At Semiahmoo Secondary, she played on the senior team from Grade 9 until she graduated, and from there accepted a basketball scholarship to Johnson C. Smith University, a small NCAA Div. 2 school in Charlotte, N.C.
After short stint in the south – “unfortunately, things just didn’t work out,” she said – Riby-Williams returned home, where she studied nursing and played ball at Langara College.
It was after two years at Langara that Riby-Williams suddenly got the bug to travel, and “just randomly” she admitted, quit school and moved to Ghana – but not without considerable efforts to persuade her father to let her go.
“At first he was like, ‘No way, no way.’ He didn’t want me to go there. It’s a Third-World country, so you’ve got to have street smarts, and he didn’t know if I had those or not,” she explained, adding she had been to Ghana a few times as a child. “He really didn’t know me too well at the time because my parents are split up, and I lived with my mom. I had to convince him, had to literally beg him, to let me go.”
Eventually, her father caved, and off she went.

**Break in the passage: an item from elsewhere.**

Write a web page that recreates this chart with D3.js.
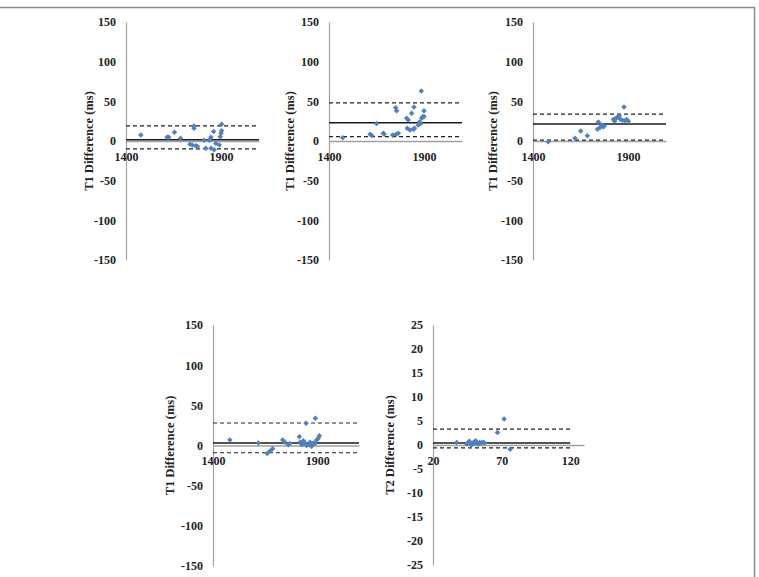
<!DOCTYPE html>
<html>
<head>
<meta charset="utf-8">
<script src="https://cdn.jsdelivr.net/npm/d3@7"></script>
<style>
  body { margin: 0; background: #fff; }
  svg text { font-family: "Liberation Serif", "Times New Roman", serif; fill: #222; }
  .tick text { font-size: 12px; font-weight: bold; }
  .ytitle { font-size: 12.5px; font-weight: bold; }
</style>
</head>
<body>
<svg width="759" height="577"></svg>
<script>
const width = 759;
const height = 577;
const svg = d3.select('svg');

// panel 1 (T1)
const p1X = [1478, 1616, 1625, 1655, 1687, 1758, 1758, 1737, 1749, 1767, 1776, 1811, 1820, 1838, 1847, 1847, 1861, 1864, 1873, 1891, 1896, 1900, 1903, 1903];
const p1Y = [7.6, 4.6, 4.6, 11, 3.4, 19, 16, -4, -5, -6, -7, 1, -9, 1, -9, 4.6, 12, -11, -3, -5, 5.4, 9.7, 13, 21];
const p1Lines = [1.5, 19, -10];

// panel 2 (T1)
const p2X = [1472, 1616, 1625, 1651, 1686, 1690, 1735, 1753, 1765, 1751, 1756, 1809, 1817, 1812, 1826, 1835, 1847, 1844, 1850, 1870, 1876, 1882, 1888, 1893, 1900, 1886, 1900];
const p2Y = [4, 8.4, 7, 22, 9.7, 8.5, 7.6, 8.4, 9.7, 42, 38, 28.6, 26.5, 16, 14, 35, 43, 14.7, 16, 20, 24, 22, 28.6, 30.7, 31, 63, 38];
const p2Lines = [23, 48, 5.5];

// panel 3 (T1)
const p3X = [1480, 1621, 1651, 1686, 1744, 1739, 1753, 1762, 1769, 1775, 1823, 1830, 1837, 1844, 1854, 1861, 1872, 1879, 1884, 1893, 1902];
const p3Y = [-1, 3.4, 12.6, 6.7, 24, 14.7, 17, 20, 18, 19, 27, 25, 28.6, 30, 31.5, 27, 26, 43, 25.6, 27, 25];
const p3Lines = [21.5, 34, 1];

// panel 4 (T1)
const p4X = [1481, 1617, 1660, 1673, 1686, 1734, 1745, 1761, 1768, 1814, 1817, 1826, 1833, 1841, 1846, 1849, 1862, 1865, 1873, 1881, 1889, 1891, 1897, 1905, 1910];
const p4Y = [7, 3, -10, -7, -4, 7, 4, 1, 2.5, 11, 4, 1, 6, 3, 27.6, 0, 1, 4, -1, 3, 2.5, 34, 7, 9, 12];
const p4Lines = [3, 28, -9];

// panel 5 (T2)
const p5X = [37.3, 44.6, 45.8, 47, 48, 49.4, 50.5, 51.7, 52.9, 54, 55.2, 56.4, 57.6, 46.5, 51, 67, 71.8, 76.2];
const p5Y = [0.5, 0.2, 0.6, 0.4, 0, 0.5, 0.4, 0.6, 0.2, 0.5, 0.4, 0.6, 0.4, 0.8, 0.9, 2.6, 5.4, -0.9];
const p5Lines = [0.4, 3.3, -0.6];

const t1Ticks = [-150, -100, -50, 0, 50, 100, 150];
const t2Ticks = [-25, -20, -15, -10, -5, 0, 5, 10, 15, 20, 25];
const t1XTicks = [1400, 1900];
const t2XTicks = [20, 70, 120];

const panels = [
    { xs: p1X, ys: p1Y, lines: p1Lines, xDom: [1400, 2100], lineEnd: 2100, yDom: [-150, 150], yTicks: t1Ticks, xTicks: t1XTicks, title: 'T1 Difference (ms)', left: 126, right: 259, top: 22, bottom: 260, titleOff: 37 },
    { xs: p2X, ys: p2Y, lines: p2Lines, xDom: [1400, 2100], lineEnd: 2100, yDom: [-150, 150], yTicks: t1Ticks, xTicks: t1XTicks, title: 'T1 Difference (ms)', left: 329, right: 462, top: 22, bottom: 260, titleOff: 39 },
    { xs: p3X, ys: p3Y, lines: p3Lines, xDom: [1400, 2100], lineEnd: 2100, yDom: [-150, 150], yTicks: t1Ticks, xTicks: t1XTicks, title: 'T1 Difference (ms)', left: 533, right: 666, top: 22, bottom: 260, titleOff: 40 },
    { xs: p4X, ys: p4Y, lines: p4Lines, xDom: [1400, 2100], lineEnd: 2100, yDom: [-150, 150], yTicks: t1Ticks, xTicks: t1XTicks, title: 'T1 Difference (ms)', left: 213, right: 359, top: 325, bottom: 566, titleOff: 43 },
    { xs: p5X, ys: p5Y, lines: p5Lines, xDom: [20, 130], lineEnd: 120, yDom: [-25, 25], yTicks: t2Ticks, xTicks: t2XTicks, title: 'T2 Difference (ms)', left: 433, right: 584, top: 325, bottom: 565, titleOff: 43 }
];

// frame round the figure
svg.append('line').attr('x1', 0).attr('x2', 755).attr('y1', 7.5).attr('y2', 7.5)
    .attr('stroke', '#8a8a8a').attr('stroke-width', 1.5);
svg.append('line').attr('x1', 754.5).attr('x2', 754.5).attr('y1', 7).attr('y2', height)
    .attr('stroke', '#8a8a8a').attr('stroke-width', 1.5);

const marker = d3.symbol().type(d3.symbolSquare).size(15);
const plain = d => String(d);

panels.forEach(p => {
    const xScale = d3.scaleLinear().domain(p.xDom).range([p.left, p.right]);
    const yScale = d3.scaleLinear().domain(p.yDom).range([p.bottom, p.top]);
    const g = svg.append('g');

    const yAxisG = g.append('g')
        .attr('transform', `translate(${p.left},0)`)
        .call(d3.axisLeft(yScale).tickValues(p.yTicks).tickFormat(plain)
            .tickSize(0).tickSizeOuter(0).tickPadding(10));
    yAxisG.select('.domain').attr('stroke', '#a0a0a0').attr('stroke-width', 1.2);

    const xAxisG = g.append('g')
        .attr('transform', `translate(0,${yScale(0)})`)
        .call(d3.axisBottom(xScale).tickValues(p.xTicks).tickFormat(plain)
            .tickSize(0).tickSizeOuter(0).tickPadding(11));
    xAxisG.select('.domain').attr('stroke', '#a0a0a0').attr('stroke-width', 1.5);

    g.selectAll('.tick text').attr('fill', '#222');

    g.append('text')
        .attr('class', 'ytitle')
        .text(p.title)
        .attr('text-anchor', 'middle')
        .attr('transform', `translate(${p.left - p.titleOff},${(p.top + p.bottom) / 2}) rotate(-90)`)
        .attr('dy', '0.35em');

    // mean and limits of agreement
    p.lines.forEach((v, i) => {
        g.append('line')
            .attr('x1', xScale(p.xDom[0])).attr('x2', xScale(p.lineEnd))
            .attr('y1', yScale(v)).attr('y2', yScale(v))
            .attr('stroke', i === 0 ? '#1a1a1a' : '#222')
            .attr('stroke-width', i === 0 ? 1.5 : 1.2)
            .attr('stroke-dasharray', i === 0 ? null : '4,3');
    });

    g.selectAll('path.pt')
        .data(p.xs.map((x, i) => [x, p.ys[i]]))
        .enter()
        .append('path')
        .attr('class', 'pt')
        .attr('d', marker)
        .attr('fill', '#4f81bd')
        .attr('transform', d => `translate(${xScale(d[0])},${yScale(d[1])}) rotate(45)`);
});
</script>
</body>
</html>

“I hated it for the first five months – it was so different,” she said.
By the second semester, Riby-Williams had become interested enough in local fashion to start her own company, West African Fashion, which is produced in Ghana and distributed to stores in the Lower Mainland.
She returned home and began taking business courses. The basketball bug returned, too.
Though she knew she’d be spending significant time in Ghana, she convinced the coach at Langara to give her a tryout.
“I said I wanted to make a comeback, and even though I’d be in Africa, I was going to train and work hard, come home and make the team,” she said.
“I ended up doing it – I made the team. But that’s when my dad got sick, and obviously that was more important than basketball, so I quit to take care of my dad.”
Riby-Williams was with her dad “right up until the end.”
And, after a few months spent recovering as best she could from the loss, she eventually returned to her business interests.
Basketball wasn’t even on the radar when the email came from the Ghana basketball president, and when she said yes to the offer, she had to quickly get into playing shape.
Earlier this summer, she spent a few weeks training with friends in Los Angeles – partly to get used to playing in a hotter environment – and this week she leaves for Africa, where she’ll meet up with her new teammates and prepare to represent her adopted country.
“I feel a really strong connection to the country. Even though I wasn’t born there (she was born at Vancouver Grace Hospital), I felt at home there – it’s still half of me,” she said.
She hopes to wear No. 8 for her new team, in honour of her father, who was born on the eighth day of November.
But regardless of her uniform number, she is excited to get the opportunity to play for her father’s country.
“I’ve called my family in Ghana – my dad has a huge family there still – and they’re all excited and super proud of me,” Riby-Williams said.
“They all said that my dad would be really proud of me, too.
“I feel like my dad is with me a lot of the time. I know he’s definitely watching out for me.”